SF古典「海底二万里」

 

 

本作のほかに「十五少年漂流記」や「八十日間世界一周」「地底旅行」などで有名なフランスの作家、ジュール・ヴェルヌは、H・G・ウェルズとともに、「SFの開祖」「SFの父」、さらには「SFの巨人」とも呼ばれています。

彼の言葉「人間が想像できることは、人間が必ず実現できる」は、科学技術の進歩を予言し、未来へ人々の期待を乗せた名言として広く知られています。

その彼の代表作である「海底二万里」は、1870年の作品。

日本で言えば、大政奉還が1867年のことですから、明治の世になって西洋化の波が押し寄せてきた時代です。ちなみに福澤諭吉『学問のすゝめ』が1872年の発表でした。

その時代に、ヴェルヌは本作で当時まだ実用化していない潜水艦を活躍させ、実現していない未踏の世界一周航海を扱い、南極大陸の発見やアクアラングの発明を予言しています。

そういう雑学ネタがちらかっているために、私もなんとなく知っている気になっていました。

現に「ノーチラス号」「ネモ艦長」などのキーワードは耳慣れたものでしたし、原作に忠実な翻訳ものではなくても子ども向けに書き直された作品を小学生の頃にでも読んだつもりになっていたのです。

「ラストってどうだったっけ?」

そう思ったら、実は読んでいないことに気づいてしまいました。私にとってはもちろん「読まずに死ねるか」リストに入っている古典中の古典ですから、急いで読みました。

冒険活劇ばかりでなく、博物誌的な要素を折り込み、科学的事実を描写することで真実味を帯びさせる手法は、「SFの開祖」と呼ぶのにふさわしいのだと思います。

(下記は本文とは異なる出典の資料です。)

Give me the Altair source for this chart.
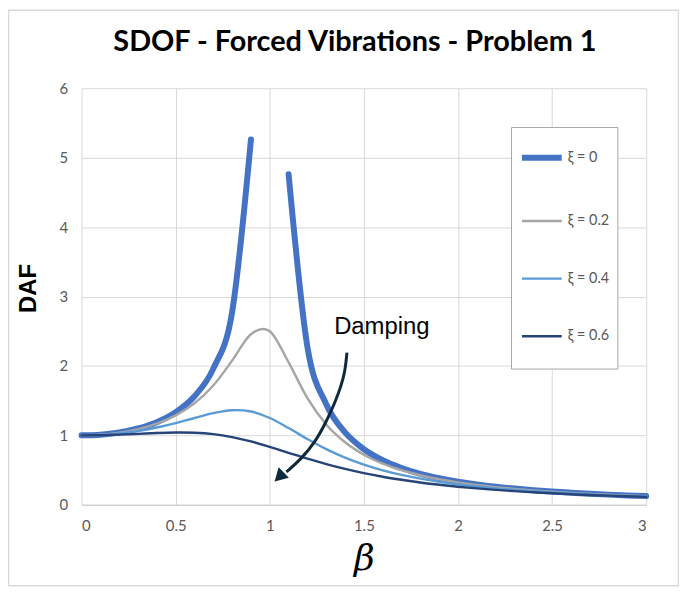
import altair as alt
import pandas as pd

# beta values (step 0.1)
beta = [0.0, 0.1, 0.2, 0.3, 0.4, 0.5, 0.6, 0.7, 0.8, 0.9, 1.0,
        1.1, 1.2, 1.3, 1.4, 1.5, 1.6, 1.7, 1.8, 1.9, 2.0,
        2.1, 2.2, 2.3, 2.4, 2.5, 2.6, 2.7, 2.8, 2.9, 3.0]

# xi = 0 : no point at beta = 1 (resonance), line broken there
daf_0 = [1.0, 1.01, 1.042, 1.099, 1.19, 1.333, 1.563, 1.961, 2.778, 5.263, None,
         4.762, 2.273, 1.449, 1.042, 0.8, 0.641, 0.529, 0.446, 0.383, 0.333,
         0.293, 0.26, 0.233, 0.21, 0.19, 0.174, 0.159, 0.146, 0.135, 0.125]
daf_02 = [1.0, 1.009, 1.038, 1.09, 1.169, 1.288, 1.463, 1.719, 2.076, 2.457, 2.5,
          2.051, 1.536, 1.157, 0.9, 0.721, 0.593, 0.498, 0.425, 0.368, 0.322,
          0.285, 0.254, 0.228, 0.206, 0.187, 0.171, 0.157, 0.144, 0.133, 0.124]
daf_04 = [1.0, 1.007, 1.028, 1.063, 1.113, 1.176, 1.25, 1.32, 1.362, 1.343, 1.25,
          1.105, 0.947, 0.801, 0.678, 0.577, 0.496, 0.43, 0.376, 0.331, 0.294,
          0.263, 0.237, 0.214, 0.195, 0.178, 0.163, 0.15, 0.139, 0.129, 0.12]
daf_06 = [1.0, 1.003, 1.011, 1.022, 1.034, 1.041, 1.038, 1.018, 0.975, 0.912, 0.833,
          0.748, 0.664, 0.586, 0.517, 0.456, 0.404, 0.36, 0.321, 0.289, 0.26,
          0.236, 0.215, 0.196, 0.18, 0.165, 0.153, 0.141, 0.131, 0.122, 0.114]

series_names = ["ξ = 0", "ξ = 0.2", "ξ = 0.4", "ξ = 0.6"]
series_colors = ["#4472C4", "#A5A5A5", "#5B9BD5", "#264478"]
series_widths = [6, 2.4, 2.4, 2.4]

# "Damping" annotation and curved arrow (data coordinates)
note_text = ["Damping"]
note_beta = [1.342]
note_daf = [2.46]
arrow_beta = [1.41, 1.40, 1.378, 1.347, 1.299, 1.241, 1.167, 1.088]
arrow_daf = [2.191, 1.919, 1.704, 1.475, 1.189, 0.902, 0.659, 0.473]
head_beta = [1.05]
head_daf = [0.40]

rows = []
for name, vals in zip(series_names, [daf_0, daf_02, daf_04, daf_06]):
    seg = 0
    for b, v in zip(beta, vals):
        if v is None:
            seg += 1
            continue
        rows.append({"beta": b, "DAF": v, "series": name, "seg": f"{name}-{seg}"})
df = pd.DataFrame(rows)

x_scale = alt.Scale(domain=[0, 3], nice=False)
y_scale = alt.Scale(domain=[0, 6], nice=False)

lines = (
    alt.Chart(df)
    .mark_line(interpolate="cardinal", strokeCap="round", strokeJoin="round")
    .encode(
        x=alt.X(
            "beta:Q",
            scale=x_scale,
            title="β",
            axis=alt.Axis(
                values=[0, 0.5, 1, 1.5, 2, 2.5, 3],
                format="~g",
                labelPadding=14,
                titleFont="DejaVu Serif",
                titleFontStyle="italic",
                titleFontWeight="normal",
                titleFontSize=36,
                titleColor="black",
                titleBaseline="alphabetic",
                titleY=65,
                domain=True,
                domainColor="#c8c8c8",
                domainWidth=1,
            ),
        ),
        y=alt.Y(
            "DAF:Q",
            scale=y_scale,
            title="DAF",
            axis=alt.Axis(
                values=[0, 1, 2, 3, 4, 5, 6],
                format="d",
                labelPadding=14,
                domain=False,
                titleFont="Liberation Sans",
                titleFontWeight="bold",
                titleFontSize=24,
                titleColor="black",
                titleAngle=270,
                titleAlign="center",
                titleBaseline="middle",
                titleX=-53,
                titleY=201,
            ),
        ),
        color=alt.Color(
            "series:N",
            scale=alt.Scale(domain=series_names, range=series_colors),
            legend=alt.Legend(title=" "),
        ),
        strokeWidth=alt.StrokeWidth(
            "series:N",
            scale=alt.Scale(type="ordinal", domain=series_names, range=series_widths),
            legend=alt.Legend(title=" "),
        ),
        detail="seg:N",
        order="beta:Q",
    )
)

note = (
    alt.Chart(pd.DataFrame({"text": note_text, "beta": note_beta, "DAF": note_daf}))
    .mark_text(font="Liberation Sans", fontSize=24, align="left", baseline="alphabetic", color="black")
    .encode(x=alt.X("beta:Q", scale=x_scale), y=alt.Y("DAF:Q", scale=y_scale), text="text:N")
)

arrow_df = pd.DataFrame({"i": list(range(len(arrow_beta))), "beta": arrow_beta, "DAF": arrow_daf})
arrow = (
    alt.Chart(arrow_df)
    .mark_line(interpolate="basis", color="#0E2A3A", strokeWidth=3)
    .encode(x=alt.X("beta:Q", scale=x_scale), y=alt.Y("DAF:Q", scale=y_scale), order="i:Q")
)
head = (
    alt.Chart(pd.DataFrame({"beta": head_beta, "DAF": head_daf}))
    .mark_point(shape="triangle-up", size=220, filled=True, opacity=1, color="#0E2A3A", angle=226)
    .encode(x=alt.X("beta:Q", scale=x_scale), y=alt.Y("DAF:Q", scale=y_scale))
)

border = (
    alt.Chart(pd.DataFrame({"a": [0]}))
    .mark_rect(fill="white", fillOpacity=0, stroke="#d9d9d9", strokeWidth=1.5)
    .encode(x=alt.value(-73.5), x2=alt.value(600.5), y=alt.value(-78.5), y2=alt.value(500.5))
)

chart = (
    alt.layer(border, lines, arrow, head, note)
    .properties(
        width=568,
        height=419,
        autosize=alt.AutoSizeParams(type="none"),
        padding={"left": 74, "top": 79, "right": 33, "bottom": 82},
        title=alt.TitleParams(
            "SDOF - Forced Vibrations - Problem 1",
            font="Lato",
            fontSize=29,
            fontWeight="bold",
            color="black",
            anchor="middle",
            baseline="alphabetic",
            offset=0,
            dy=71,
            dx=-9,
        ),
    )
    .configure_view(stroke=None)
    .configure_axis(
        labelFont="Lato",
        labelFontSize=15,
        labelColor="#595959",
        gridColor="#d9d9d9",
        gridWidth=1,
        ticks=False,
    )
    .configure_legend(
        orient="none",
        legendX=432,
        legendY=39,
        padding=8,
        rowPadding=30,
        symbolType="stroke",
        symbolSize=1600,
        labelOffset=3,
        labelFont="Lato",
        labelFontSize=14.5,
        labelColor="#595959",
        strokeColor="#a6a6a6",
        fillColor="white",
        titleOrient="bottom",
        titleFontSize=10,
        titlePadding=8,
    )
)

chart.save("out.html", embed_options={"renderer": "svg", "actions": False})
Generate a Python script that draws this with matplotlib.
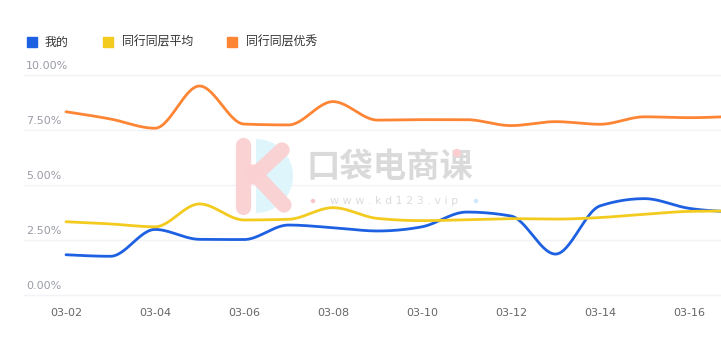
import numpy as np
import matplotlib
matplotlib.use("Agg")
import matplotlib.pyplot as plt
from matplotlib.lines import Line2D
from matplotlib.patches import Wedge, Circle
from matplotlib import transforms

plt.rcParams['font.family'] = ['Noto Sans CJK SC', 'DejaVu Sans']

# ---- data ----
dates = ["03-02", "03-03", "03-04", "03-05", "03-06", "03-07", "03-08", "03-09",
         "03-10", "03-11", "03-12", "03-13", "03-14", "03-15", "03-16", "03-17"]
mine = [1.83, 1.76, 2.98, 2.53, 2.52, 3.18, 3.06, 2.91, 3.10, 3.77, 3.59, 1.86,
        4.05, 4.38, 3.94, 3.78]
peer_avg = [3.33, 3.23, 3.10, 4.14, 3.41, 3.44, 3.97, 3.48, 3.38, 3.42, 3.47, 3.45,
            3.52, 3.67, 3.80, 3.82]
peer_top = [8.33, 8.00, 7.58, 9.50, 7.77, 7.73, 8.79, 7.95, 7.97, 7.97, 7.70, 7.88,
            7.76, 8.10, 8.06, 8.12]
series_names = ["我的", "同行同层平均", "同行同层优秀"]
colors = ["#1e60e2", "#f3cb1f", "#fd8534"]
yticks = [0, 2.5, 5, 7.5, 10]
ytick_labels = ["0.00%", "2.50%", "5.00%", "7.50%", "10.00%"]

W, H = 721, 353
fig = plt.figure(figsize=(W / 100, H / 100), dpi=100)

# axes: 1 unit x = 44.5px, 1 unit y = 22px; x=0 at px 66, y=0 at px 295
px_x, px_y = 44.5, 22.0
ax_left_px, ax_top_px, ax_bot_px = 24, 70, 300
ax = fig.add_axes([ax_left_px / W, (H - ax_bot_px) / H,
                   (W - ax_left_px) / W, (ax_bot_px - ax_top_px) / H])
ax.set_xlim((ax_left_px - 66) / px_x, (W - 66) / px_x)
ax.set_ylim((295 - ax_bot_px) / px_y, (295 - ax_top_px) / px_y)
for s in ax.spines.values():
    s.set_visible(False)
ax.set_yticks(yticks)
ax.set_yticklabels([])
ax.tick_params(axis='y', length=0)
ax.grid(axis='y', color='#f2f3f7', linewidth=1.0)
ax.set_axisbelow(True)

xi = np.arange(len(dates))
ax.set_xticks(xi[::2])
ax.set_xticklabels(dates[::2], fontsize=8, color='#666666', family='DejaVu Sans')
ax.tick_params(axis='x', length=0, pad=6)

# y labels: left aligned above gridlines
tr = transforms.blended_transform_factory(fig.transFigure, ax.transData)
tr = tr + transforms.ScaledTranslation(0, 9 / 100, fig.dpi_scale_trans)
for v, lab in zip(yticks, ytick_labels):
    ax.text(26 / W, v, lab, transform=tr, ha='left', va='center',
            fontsize=8, color='#9a9ca6', family='DejaVu Sans')


def monotone_curve(x, y, n=30):
    """Monotone cubic (monotoneX) rendering of the series."""
    x = np.asarray(x, float)
    y = np.asarray(y, float)
    m = len(x)
    h = np.diff(x)
    s = np.diff(y) / h
    t = np.zeros(m)
    for i in range(1, m - 1):
        s0, s1 = s[i - 1], s[i]
        p = (s0 * h[i] + s1 * h[i - 1]) / (h[i - 1] + h[i])
        t[i] = (np.sign(s0) + np.sign(s1)) * min(abs(s0), abs(s1), 0.5 * abs(p))
    t[0] = (3 * s[0] - t[1]) / 2
    t[-1] = (3 * s[-1] - t[-2]) / 2
    xs, ys = [], []
    u = np.linspace(0, 1, n)
    for i in range(m - 1):
        dx = h[i]
        P0 = (x[i], y[i])
        P1 = (x[i] + dx / 3, y[i] + dx * t[i] / 3)
        P2 = (x[i + 1] - dx / 3, y[i + 1] - dx * t[i + 1] / 3)
        P3 = (x[i + 1], y[i + 1])
        bx = (1 - u) ** 3 * P0[0] + 3 * (1 - u) ** 2 * u * P1[0] + 3 * (1 - u) * u ** 2 * P2[0] + u ** 3 * P3[0]
        by = (1 - u) ** 3 * P0[1] + 3 * (1 - u) ** 2 * u * P1[1] + 3 * (1 - u) * u ** 2 * P2[1] + u ** 3 * P3[1]
        if i > 0:
            bx, by = bx[1:], by[1:]
        xs.append(bx)
        ys.append(by)
    return np.concatenate(xs), np.concatenate(ys)


# ---- watermark ----
def px2in(px, py):
    return px / 100, (H - py) / 100

wm = fig.dpi_scale_trans
cx, cy = px2in(256, 176)
fig.add_artist(Wedge((cx, cy), 0.37, -90, 90, transform=wm, facecolor='#def5fc',
                     edgecolor='none', zorder=0.5))
for (x0, y0, x1, y1) in [(243, 145, 243, 207), (253, 177, 282, 150), (253, 172, 284, 205)]:
    a, b = px2in(x0, y0)
    c, d = px2in(x1, y1)
    fig.add_artist(Line2D([a, c], [b, d], transform=wm, color='#fbd0d2', lw=11,
                          solid_capstyle='round', alpha=0.95, zorder=0.6))
tx, ty = px2in(306, 167)
fig.text(tx, ty, "口袋电商课", transform=wm, fontsize=24, fontweight='bold',
         color='#dadada', ha='left', va='center', zorder=0.6)
dx, dy = px2in(457, 153)
fig.add_artist(Circle((dx, dy), 0.035, transform=wm, color='#fbcfd1', zorder=0.7))
tx, ty = px2in(330, 201)
fig.text(tx, ty, "w w w . k d 1 2 3 . v i p", transform=wm, fontsize=8,
         color='#dcdcdc', ha='left', va='center', family='DejaVu Sans', zorder=0.6)
for (px_, py_, col) in [(313, 201, '#f8c4c6'), (476, 201, '#cbe8f8')]:
    a, b = px2in(px_, py_)
    fig.add_artist(Circle((a, b), 0.015, transform=wm, color=col, zorder=0.6))

# ---- lines ----
for vals, col in zip([mine, peer_avg, peer_top], colors):
    sx, sy = monotone_curve(xi, vals)
    ax.plot(sx, sy, color=col, lw=2.0, solid_capstyle='round', zorder=3)

# ---- legend ----
leg_items = [(27, 45), (103, 122), (227, 246)]
for (sqx, tx_), name, col in zip(leg_items, series_names, colors):
    a, b = px2in(sqx, 46.5)
    fig.add_artist(plt.Rectangle((a, b), 0.095, 0.095, transform=wm, color=col))
    a, b = px2in(tx_, 42)
    fig.text(a, b, name, transform=wm, fontsize=8.6, color='#333333',
             ha='left', va='center')

fig.savefig("out.png", dpi=100)
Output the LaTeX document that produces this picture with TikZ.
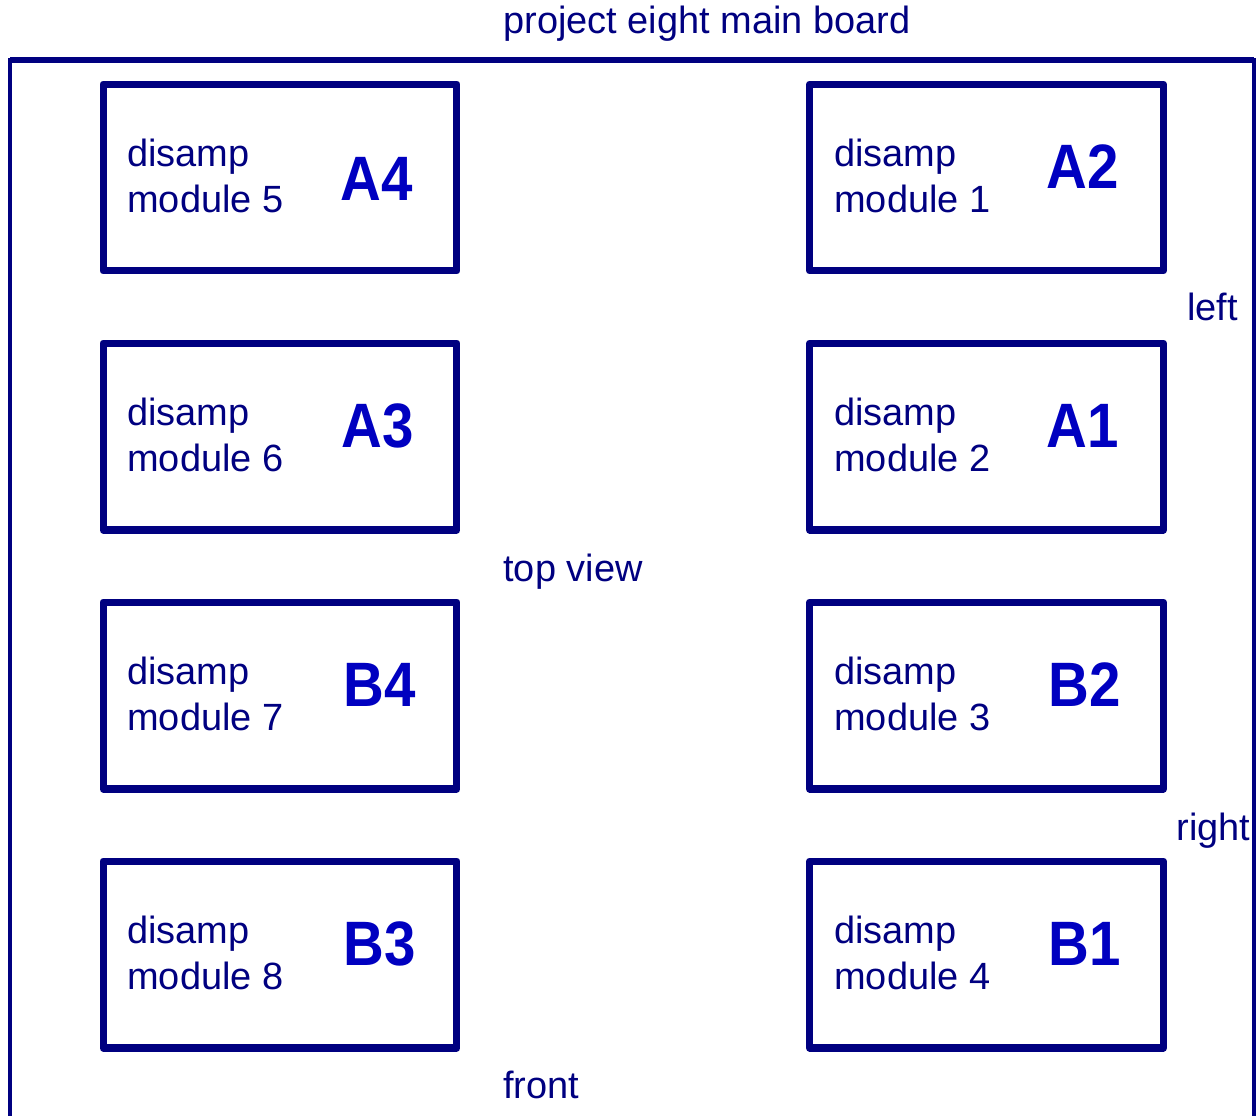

登場人物は、本作の語り手である海洋生物学者ピエール・アロナックス教授。アロナックスの助手であるコンセイユ。そして、腕利きの銛使いのカナダ人ネッド・ランド。そして、3人を捕虜として収容するノーチラス号のネモ艦長。

ネモ艦長は作品を通してどこまでもミステリアスな存在として描かれています。彼はダークヒーローの走りなんでしょうね。

それで、物語のラストはというと、正直びっくりしました。ネタバレは避けますが、ヴェルヌにとって、ラストは大した問題じゃなかったようです。